For NAS I recommend openmediavault. The community is great and it is debian based so you are not locked on the cold when you need a bit of extras.
Workstation / desktop - Have tried Slackware (many, many years ago), CentOS, Fedora, Ubuntu, Mint and openSUSE. Settled with openSUSE for many reasons.
First I have to say, and some will throw rocks on me for that, that I like YAST. It is very handy to have a place to configure services, hardware and all on a desktop.
Second, the repositories of openSUSE are awesome, they allow you to try newer versions of some packages without disturbing the whole system, like a new version of KDE or gnome (extreme cases) or firefox and thunderbird (which they keep up-to-date). There are packages and updated packages for almost everything I wanted. I see it as compromise between rolling and version methods most distributions use. Disruption is something hated with passion on business.
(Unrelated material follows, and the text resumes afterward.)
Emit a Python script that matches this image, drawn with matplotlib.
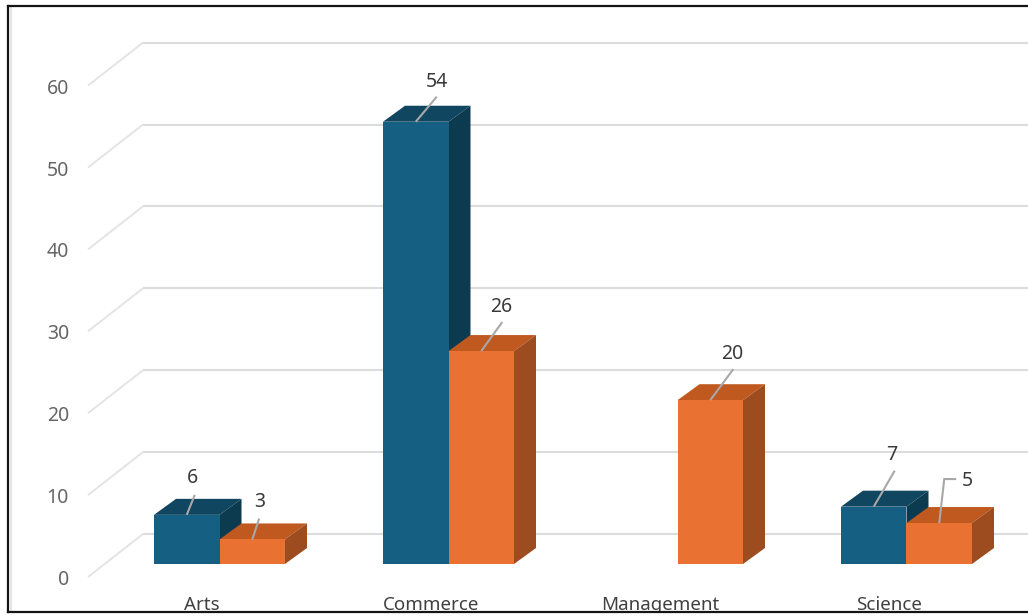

Third, I like the new philosophy of "ship it when it is ready (or almost)". I skipped 12.1 and only now I am upgrading mine and client machines.
It is not perfect, of course, but is a very good system.
The only downside is that is way more difficult to convince a client to install linux on the desktop than used to be on XP and vista era. Even with all cost and headache (malware threats) on MS camp (I have to concede, Windows 7 is a very good system), people ask for Windows even when it does not make any sense. Lets hope WIndows 8 will unroll that.
obs.: I now that there is a classic mode for windows 8.
I second that vote for OpenSUSE on workstations. I was using Fedora for years but I got tired of dealing with the aggressive development pace. Now, OpenSUSE does the job for me and does it well (except lack of performance and KDE being a big fat pig).
can you describe you performance problem?